I will examine some intrinsic semantic problems with the contingentist’s
treatments in the framework of possible worlds semantics. Special attention
will be paid to the difficulties with variable domains. I show that
sticking to the legitimacy of the Being Constraints, the use of names as
rigid designators in modal contexts will render truth value gaps in
variable domains and by the same reasoning we may not have appropriate
assignments of free variables in de re modal contexts. However, I show that
this can be solved if we opt for a mid-way, i.e. equinumerous domains. We
will not appeal to constant domains, nor will we accept variable domains,
but simply assume that all domains have the same cardinality, though not
the same set of objects. A semantic treatment will be proposed so that both
BF and CBF can be validated, but the thesis of necessitism will no longer
hold.
A genuine threat will be noted, that is, the intended interpretation of de
re sentences may not express the imposed de re modality. Two options to
deal with this problem will be suggested. (i) The appeal to the rigidity of
names based on a substitutional interpretation of quantifiers in
alphabetical-expansion models However, when modal contexts are involved, we
may be forced to rephrase universal sentences in terms of a conjunction
with an infinite number of conjuncts and to re-interpret a formula with an
existence quantifier in terms of an infinitary conjunction. We then need an
infinitary language and take as the required underlying system a certain
version of infinitary logic. Alternatively, we may suspense with names and
put forth some special semantic treatment to express the rigidity of
variables.

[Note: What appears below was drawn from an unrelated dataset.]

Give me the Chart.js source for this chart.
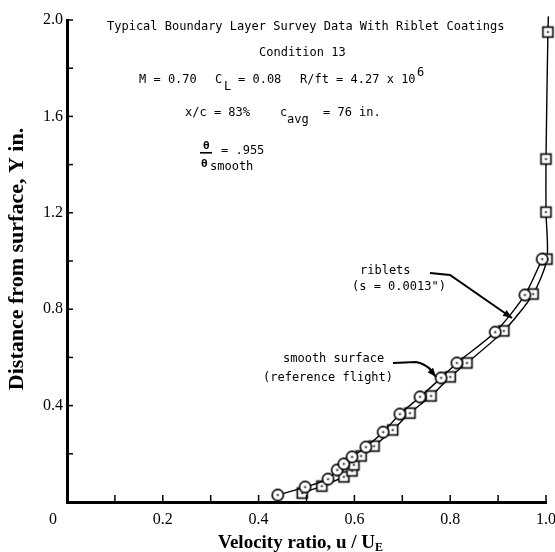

We would have a much more complicated, or even ad hoc,
semantics, and the price could be too high to pay.
Clearly, for the contingentist, the moral is: there is no loyal road to the
theorization of metaphysical modality in terms of quantified modal logic.
Perhaps, Williamson is right when he points out that the contingentist
‘must take a more instrumental attitude to the model theory’. (2014: 714).
Then why not accept the necessitist’s quantaified modal logic?